(from Sports Business Journal, April 22, 2013) With the attacks that occurred during the Boston marathon last week, the topic of security at events, sporting events specifically, has been at the top of many facilities, leagues, and event coordinators minds. After nearly a decade of avoidance by sporting events, many changes have been sparked, with this attack being seen as a reminder, and a wake-up call.

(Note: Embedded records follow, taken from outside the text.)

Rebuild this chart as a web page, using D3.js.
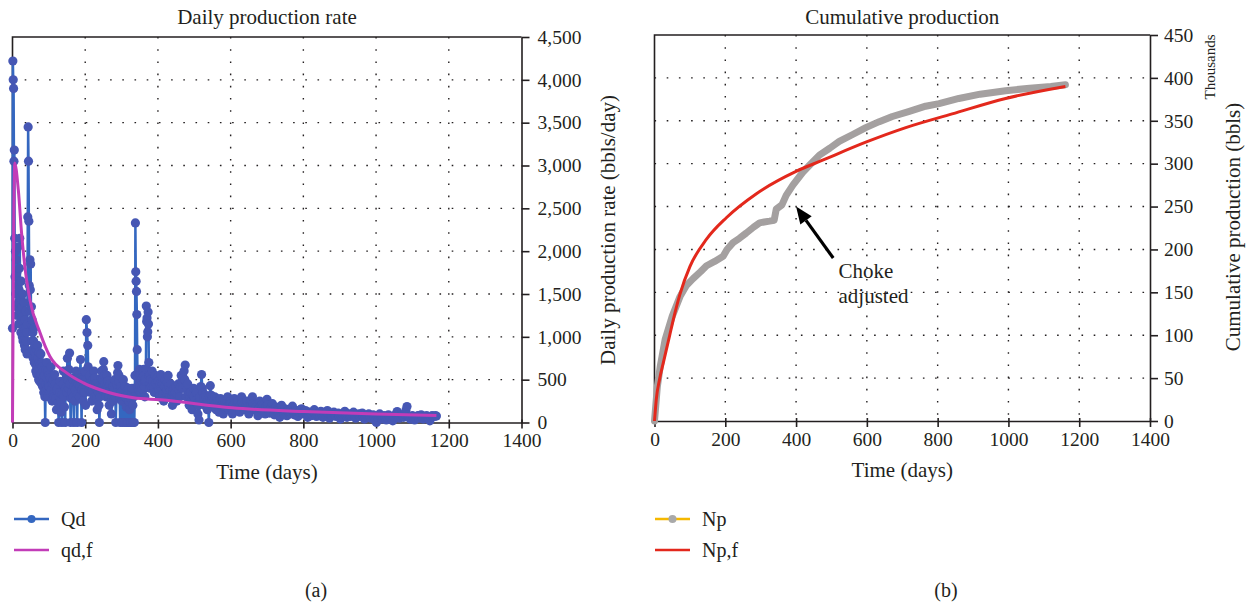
<!DOCTYPE html>
<html>
<head>
<meta charset="utf-8">
<script src="https://cdn.jsdelivr.net/npm/d3@7"></script>
<style>
  body { margin: 0; background: #fff; }
  svg text { font-family: "Liberation Serif", "Times New Roman", serif; fill: #231f20; }
  .grid line { stroke: #231f20; stroke-width: 1.4; stroke-dasharray: 1.6, 10.6; }
  .axis path, .axis line, .frame { stroke: #231f20; stroke-width: 1.6; fill: none; }
  .axis text { font-size: 19.5px; }
</style>
</head>
<body>
<svg id="chart" width="1252" height="603"></svg>
<script>
// ---- data ----
const timeTicks = [0, 200, 400, 600, 800, 1000, 1200, 1400];
const rateTicks = [0, 500, 1000, 1500, 2000, 2500, 3000, 3500, 4000, 4500];
const cumTicks = [0, 50, 100, 150, 200, 250, 300, 350, 400, 450];

// Qd: daily rate, [day, bbls/day]
const qdData = [
  [0,1100],[1,4220],[2,4000],[3,3900],[4,3050],[5,3180],[6,2150],[7,1700],[8,2000],[9,1500],
  [10,1900],[11,1350],[12,1750],[13,1250],[14,1600],[15,2050],[16,1400],[17,1150],[18,1550],[19,1800],
  [20,2150],[21,1300],[22,1450],[23,1050],[24,1650],[25,1200],[26,1350],[27,1000],[28,1500],[29,950],
  [30,1250],[31,1100],[32,1400],[33,900],[34,1200],[35,850],[36,1100],[37,1300],[38,950],[39,1050],
  [40,800],[41,1150],[42,2400],[43,3450],[44,3050],[45,2350],[46,1600],[47,1300],[48,1900],[49,1550],
  [50,1850],[51,1150],[52,1350],[53,950],[54,1200],[55,850],[56,1050],[57,750],[58,950],[59,1100],
  [60,700],[61,820],[62,900],[63,680],[64,600],[65,780],[66,850],[67,560],[68,650],[69,900],
  [70,750],[71,620],[72,500],[73,820],[74,700],[75,480],[76,550],[77,680],[78,800],[79,560],
  [80,450],[81,700],[82,650],[83,420],[84,600],[85,520],[86,350],[87,480],[88,550],[89,300],
  [90,0],[91,380],[92,450],[93,620],[94,700],[95,520],[96,400],[97,600],[98,300],[99,450],
  [100,550],[101,420],[103,350],[104,520],[106,650],[107,380],[109,250],[110,460],[112,500],[113,330],
  [115,300],[116,560],[118,450],[119,280],[121,150],[122,380],[124,400],[125,230],[127,0],[128,310],
  [130,350],[131,480],[133,250],[134,120],[136,0],[137,330],[139,450],[140,600],[142,300],[143,180],
  [145,0],[146,400],[148,550],[149,350],[151,750],[152,500],[154,400],[155,620],[157,810],[158,450],
  [160,0],[161,280],[163,350],[164,520],[166,500],[167,300],[169,0],[170,420],[172,250],[173,380],
  [175,600],[176,470],[178,0],[179,330],[181,450],[182,560],[184,300],[185,420],[187,735],[188,520],
  [190,0],[191,380],[193,500],[194,250],[196,350],[197,480],[199,600],[200,350],[201,200],[203,1200],
  [205,1050],[207,900],[208,650],[209,450],[211,380],[212,550],[214,420],[215,350],[217,480],[218,250],
  [220,380],[221,500],[223,450],[224,600],[226,520],[227,300],[229,400],[230,450],[232,280],[233,150],
  [235,420],[236,350],[238,200],[239,0],[241,300],[242,400],[244,520],[245,600],[247,380],[248,500],
  [250,620],[251,710],[253,550],[254,450],[256,380],[257,300],[259,420],[260,550],[262,480],[263,400],
  [265,300],[266,200],[268,380],[269,450],[271,250],[272,100],[274,300],[275,350],[277,420],[278,250],
  [280,380],[281,500],[283,300],[284,0],[286,350],[287,450],[289,580],[290,665],[292,480],[293,550],
  [295,300],[296,0],[298,420],[299,350],[301,250],[302,0],[304,380],[305,500],[307,300],[308,0],
  [310,420],[311,300],[313,180],[314,0],[316,320],[317,0],[319,400],[320,250],[322,150],[323,0],
  [325,280],[326,0],[328,350],[329,400],[331,200],[332,0],[334,300],[335,0],
  [337,550],[338,2330],[339,1760],[340,1650],[341,1530],[342,1260],[343,850],[344,420],[345,520],[346,580],
  [347,380],[348,450],[349,620],[350,550],[351,420],[352,350],[353,560],[354,500],[355,330],[356,400],
  [357,520],[358,600],[359,380],[360,450],[361,620],[362,550],[363,420],[364,300],[365,480],[366,500],
  [367,620],[368,1360],[369,1180],[370,1220],[371,1000],[372,1060],[373,1290],[374,1150],[375,700],[376,550],
  [377,460],[378,400],[379,560],[380,500],[382,420],[384,600],[386,480],[388,420],[390,350],[392,550],
  [394,460],[396,350],[398,520],[400,480],[402,380],[404,300],[406,450],[408,560],[410,400],[412,450],
  [414,330],[416,250],[418,420],[420,500],[422,350],[424,380],[426,470],[428,550],[430,420],[432,300],
  [434,380],[436,450],[438,300],[440,200],[442,350],[444,400],[446,300],[448,350],[450,420],[452,250],
  [454,330],[456,450],[458,380],[460,300],[462,420],[464,550],[466,480],[468,400],[470,520],[472,600],
  [474,500],[475,670],[477,420],[478,300],[480,380],[482,450],[484,330],[486,200],[488,300],[490,350],
  [492,250],[494,150],[496,320],[498,400],[500,300],[502,250],[504,380],[506,350],[508,220],[510,100],
  [511,200],[513,30],[515,250],[516,300],[518,420],[520,560],[522,400],[524,350],[526,280],[528,200],
  [530,320],[532,300],[534,220],[536,150],[538,260],[540,0],[542,300],[544,430],[546,320],[548,250],
  [550,300],[552,180],[554,260],[556,300],[558,220],[560,150],[562,280],[564,250],[566,180],[568,120],
  [570,230],[572,280],[574,190],[576,200],[578,260],[580,100],[582,200],[584,250],[586,160],[588,180],
  [590,250],[592,300],[594,200],[596,150],[598,240],[600,220],[602,160],[605,100],[607,200],[610,280],
  [612,220],[615,180],[617,240],[620,250],[622,170],[625,120],[627,210],[630,300],[632,230],[635,200],
  [637,160],[640,150],[642,200],[645,250],[647,180],[650,100],[652,170],[655,200],[657,260],[660,300],
  [662,220],[665,150],[667,200],[670,180],[672,130],[675,80],[677,170],[680,250],[682,190],[685,150],
  [687,220],[690,200],[692,140],[695,100],[697,180],[700,270],[702,200],[705,150],[707,110],[710,120],
  [712,180],[715,220],[717,150],[720,90],[722,140],[725,180],[727,130],[730,140],[732,100],[735,60],
  [737,140],[740,200],[742,150],[745,120],[747,90],[750,160],[752,120],[755,80],[757,130],[760,150],
  [762,100],[765,110],[767,160],[770,190],[772,130],[775,90],[777,120],[780,140],[782,100],[785,70],
  [787,110],[790,120],[792,150],[795,160],[797,110],[800,100],[803,130],[806,140],[809,90],[812,60],
  [815,100],[818,120],[821,80],[824,90],[827,120],[830,150],[833,100],[836,70],[839,90],[842,110],
  [845,80],[848,130],[851,90],[854,60],[857,80],[860,100],[863,120],[866,140],[869,90],[872,50],
  [875,80],[878,90],[881,110],[884,120],[887,90],[890,70],[893,100],[896,110],[899,70],[902,40],
  [905,70],[908,90],[911,110],[914,130],[917,90],[920,60],[923,80],[926,100],[929,70],[932,80],
  [935,100],[938,120],[941,80],[944,50],[947,70],[950,90],[953,100],[956,70],[959,90],[962,110],
  [965,70],[968,40],[971,60],[974,80],[977,90],[980,100],[983,70],[986,50],[989,70],[992,90],
  [995,60],[998,20],[1001,0],[1004,60],[1007,80],[1010,100],[1013,70],[1016,40],[1019,60],[1022,80],
  [1025,60],[1028,30],[1031,60],[1034,90],[1037,70],[1040,60],[1043,40],[1046,20],[1049,60],[1052,80],
  [1055,100],[1058,128],[1061,90],[1064,50],[1067,70],[1070,90],[1073,80],[1076,60],[1079,100],[1082,140],
  [1085,187],[1088,70],[1091,60],[1094,40],[1097,60],[1100,80],[1103,60],[1106,30],[1109,50],[1112,70],
  [1115,80],[1118,50],[1121,70],[1124,90],[1127,60],[1130,40],[1133,60],[1136,70],[1139,80],[1142,60],
  [1145,40],[1148,20],[1151,60],[1154,80],[1157,70],[1160,70],[1163,80],[1166,75]
];

// qd,f: fitted decline curve, [day, bbls/day]
const qdFit = [
  [0,0],[6,3030],[16,2715],[25,2210],[34,1820],[48,1430],[76,1045],[103,770],[149,580],
  [195,463],[241,382],[333,288],[406,265],[604,171],[801,128],[1000,98],[1166,82]
];

// Np: cumulative production, [day, thousand bbls]
const npData = [
  [0,0],[8,40],[16,63],[30,95],[50,122],[72,145],[90,158],[109,166],[130,174],[147,181],
  [170,186],[194,192],[205,200],[222,208],[240,213],[259,219],[280,226],[297,231],[310,232],[325,233],
  [338,234],[344,247],[360,252],[372,263],[391,275],[419,290],[440,299],[466,310],[495,318],[522,326],
  [560,334],[597,342],[635,349],[672,355],[720,361],[766,367],[804,370],[860,376],[920,381],[992,385],
  [1060,388],[1120,390],[1161,392]
];

// Np,f: fitted cumulative, [day, thousand bbls]
const npFit = [
  [0,0],[5,25],[15,50],[25,68],[43,100],[53,118],[72,148],[100,180],[147,212],[203,237],
  [288,265],[400,291],[475,304],[597,325],[710,342],[841,358],[992,376],[1161,390]
];

const svg = d3.select("#chart");

// one panel: grid, frame, axes, returns scales
function drawPanel(cfg) {
  const x = d3.scaleLinear().domain([0, 1400]).range([cfg.left, cfg.right]);
  const y = d3.scaleLinear().domain([0, cfg.yTicks[cfg.yTicks.length - 1]]).range([cfg.bottom, cfg.top]);
  const g = svg.append("g");

  g.append("g").attr("class", "grid")
    .selectAll("line").data(timeTicks.slice(1, -1)).join("line")
    .attr("x1", d => x(d)).attr("x2", d => x(d))
    .attr("y1", cfg.top).attr("y2", cfg.bottom);
  g.append("g").attr("class", "grid")
    .selectAll("line").data(cfg.yTicks.slice(1, -1)).join("line")
    .attr("x1", cfg.left).attr("x2", cfg.right)
    .attr("y1", d => y(d)).attr("y2", d => y(d));

  g.append("path").attr("class", "frame")
    .attr("d", `M${cfg.left},${cfg.bottom}V${cfg.top}H${cfg.right}`);

  const xAxis = g.append("g").attr("class", "axis")
    .attr("transform", `translate(0,${cfg.bottom})`)
    .call(d3.axisBottom(x).tickValues(timeTicks).tickSize(6).tickSizeOuter(0).tickPadding(5).tickFormat(d3.format("d")));
  xAxis.selectAll(".tick line").attr("y1", -3);

  g.append("g").attr("class", "axis")
    .attr("transform", `translate(${cfg.right},0)`)
    .call(d3.axisRight(y).tickValues(cfg.yTicks).tickSize(8).tickSizeOuter(0).tickPadding(cfg.pad).tickFormat(cfg.fmt));

  g.append("text").attr("x", (cfg.left + cfg.right) / 2).attr("y", 23.5)
    .attr("text-anchor", "middle").style("font-size", "21px").text(cfg.title);
  g.append("text").attr("x", (cfg.left + cfg.right) / 2).attr("y", cfg.bottom + 56)
    .attr("text-anchor", "middle").style("font-size", "21px").text("Time (days)");
  g.append("text")
    .attr("transform", `translate(${cfg.ylabX},${cfg.ylabY}) rotate(-90)`)
    .attr("text-anchor", "middle").style("font-size", "21px").text(cfg.ylabel);

  return { g, x, y };
}

// ---- (a) daily production rate ----
const a = drawPanel({
  left: 12.5, right: 521.5, top: 37, bottom: 422.5,
  yTicks: rateTicks, fmt: d3.format(","), pad: 8,
  title: "Daily production rate",
  ylabel: "Daily production rate (bbls/day)", ylabX: 615, ylabY: 230
});

const lineA = d3.line().x(d => a.x(d[0])).y(d => a.y(d[1]));
a.g.append("path").datum(qdData).attr("d", lineA)
  .attr("fill", "none").attr("stroke", "#3467c0").attr("stroke-width", 2.5);
a.g.append("g").selectAll("circle").data(qdData).join("circle")
  .attr("cx", d => a.x(d[0])).attr("cy", d => a.y(d[1])).attr("r", 4.6)
  .attr("fill", "#4657b4");
a.g.append("path").datum(qdFit).attr("d", lineA.curve(d3.curveMonotoneX))
  .attr("fill", "none").attr("stroke", "#c23cb8").attr("stroke-width", 3);

// ---- (b) cumulative production ----
const b = drawPanel({
  left: 654.5, right: 1150, top: 35, bottom: 421,
  yTicks: cumTicks, fmt: d3.format("d"), pad: 6,
  title: "Cumulative production",
  ylabel: "Cumulative production (bbls)", ylabX: 1240, ylabY: 227
});
b.g.append("text")
  .attr("transform", "translate(1215,67) rotate(-90)")
  .attr("text-anchor", "middle").style("font-size", "15px").text("Thousands");

const lineB = d3.line().x(d => b.x(d[0])).y(d => b.y(d[1]));
b.g.append("path").datum(npData).attr("d", lineB)
  .attr("fill", "none").attr("stroke", "#a4a0a0").attr("stroke-width", 7)
  .attr("stroke-linejoin", "round").attr("stroke-linecap", "round");
b.g.append("path").datum(npFit).attr("d", lineB.curve(d3.curveMonotoneX))
  .attr("fill", "none").attr("stroke", "#e3281c").attr("stroke-width", 3);

// annotation
const tip = [b.x(400), b.y(250)];
const tail = [b.x(505), b.y(190)];
const ang = Math.atan2(tail[1] - tip[1], tail[0] - tip[0]);
const headLen = 17, headW = 7;
const base = [tip[0] + headLen * Math.cos(ang), tip[1] + headLen * Math.sin(ang)];
b.g.append("line")
  .attr("x1", base[0]).attr("y1", base[1]).attr("x2", tail[0]).attr("y2", tail[1])
  .attr("stroke", "#000").attr("stroke-width", 3.2);
b.g.append("path")
  .attr("d", `M${tip[0]},${tip[1]}L${base[0] - headW * Math.sin(ang)},${base[1] + headW * Math.cos(ang)}L${base[0] + headW * Math.sin(ang)},${base[1] - headW * Math.cos(ang)}Z`)
  .attr("fill", "#000");
b.g.append("text").attr("x", b.x(520)).attr("y", b.y(167)).style("font-size", "21px").text("Choke");
b.g.append("text").attr("x", b.x(520)).attr("y", b.y(138)).style("font-size", "21px").text("adjusted");

// ---- legends and captions ----
function legendItem(x0, yy, color, dotColor, label) {
  svg.append("line").attr("x1", x0).attr("x2", x0 + 35).attr("y1", yy).attr("y2", yy)
    .attr("stroke", color).attr("stroke-width", 2.5);
  if (dotColor) {
    svg.append("circle").attr("cx", x0 + 17.5).attr("cy", yy).attr("r", 4).attr("fill", dotColor);
  }
  svg.append("text").attr("x", x0 + 47).attr("y", yy + 7).style("font-size", "20px").text(label);
}
legendItem(14, 519, "#3467c0", "#3467c0", "Qd");
legendItem(14, 550, "#c23cb8", null, "qd,f");
legendItem(655, 519, "#f5b800", "#a9a9a9", "Np");
legendItem(655, 550, "#e3281c", null, "Np,f");

svg.append("text").attr("x", 316).attr("y", 597).attr("text-anchor", "middle").style("font-size", "20px").text("(a)");
svg.append("text").attr("x", 946).attr("y", 597).attr("text-anchor", "middle").style("font-size", "20px").text("(b)");
</script>
</body>
</html>
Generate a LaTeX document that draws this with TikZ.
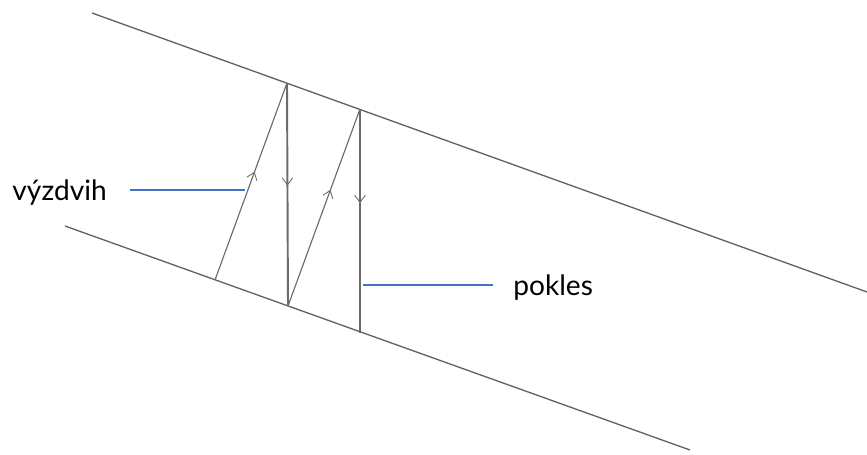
\documentclass[tikz,border=0pt]{standalone}
\usepackage{fontspec}
\setmainfont{Lato}
\usetikzlibrary{arrows.meta,decorations.markings}
\definecolor{leaderblue}{RGB}{68,114,196}

\begin{document}
\begin{tikzpicture}[x=0.02cm, y=-0.02cm,
    bank/.style={draw=black!62, line width=0.75pt},
    flow/.style={draw=black!58, postaction={decorate}, decoration={markings, mark=at position #1 with {\arrow[line width=0.5pt]{Straight Barb[length=4pt, width=6pt]}}}},
    lift/.style={flow=#1, line width=0.65pt},
    drop/.style={flow=#1, line width=1.1pt},
    leader/.style={draw=leaderblue, line width=0.6pt},
    lbl/.style={font=\fontsize{16}{18}\selectfont, inner sep=0pt}
]
\useasboundingbox (0,0) rectangle (867,454);

% hranice
\coordinate (ua) at (92,13);
\coordinate (ub) at (867,292);
\coordinate (la) at (65,226);
\coordinate (lb) at (690,450);
\draw[bank] (ua) -- (ub);
\draw[bank] (la) -- (lb);

% body na hranicich
\coordinate (b1) at (215,280);
\coordinate (t1) at (287,83);
\coordinate (b2) at (288,306);
\coordinate (t2) at (360,109);
\coordinate (b3) at (360,333);

\draw[lift=0.55] (b1) -- (t1);
\draw[drop=0.46] (t1) -- (b2);
\draw[lift=0.59] (b2) -- (t2);
\draw[drop=0.42] (t2) -- (b3);

% popisky
\node[lbl, anchor=base east] (vyz) at (107,200) {výzdvih};
\node[lbl, anchor=base west] (pok) at (513,295) {pokles};
\coordinate (vyzA) at (130,190);
\coordinate (vyzB) at (245,190);
\coordinate (pokA) at (363,285);
\coordinate (pokB) at (493,285);
\draw[leader] (vyzA) -- (vyzB);
\draw[leader] (pokA) -- (pokB);
\end{tikzpicture}
\end{document}
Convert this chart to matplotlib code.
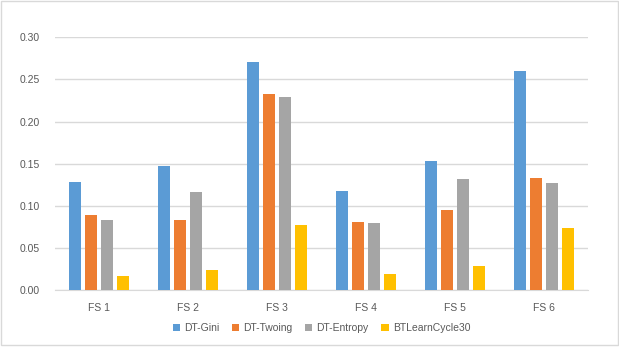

After the 9/11 attacks many changes took place. These changes ranged from Yankee Stadium not allowing bags, to many NFL teams wanding fans, to stadium design focusing on economical security features. However, security officials throughout said the Boston attack wouldn’t cause major changes to their security measures. These facilities have an advantage of secure enclosed venues. It is attacks such as Boston that officials recognize the problem is beyond protecting the venue; it includes the open air of the events as well. According to Dan Donovan, Security Consultant at Guideposts Solution and the Athens and Beijing Olympics, “The live site, the public area, is going to be under greater scrutiny because we’re providing an opportunity there for people to do bad things.”
With additional security come additional costs. Teams, leagues and government organizations already spend an estimated $2 billion on security in the U.S., according to ESPN. Some of these added expenses may be burdened to the leagues and teams, while a majority of the costs will be put onto the government. This could lead to cities determining if they should even hold events or not.
Other expenses would be incurred due to insurance fees. Any event sports and concerts that attract 10,000-15,000 or more can require $10 million in coverage. These events require liability insurance that is well into the five figures in premiums alone.
“More events will get raised to that [National Security Special Event] level, but the problem is where do you draw the line?” said Ray May, FBI agent for 23 years and Counterterrorism Liaison for the 2002 Salt Lake City Olympic Games. It is up to the leagues, venues, and organizations to determine where the line of security and costs is placed. Competitor Group CEO Scott Dickey concluded with, Boston wasn’t an epiphany. Security has always been an issue for sports events, and it always will be.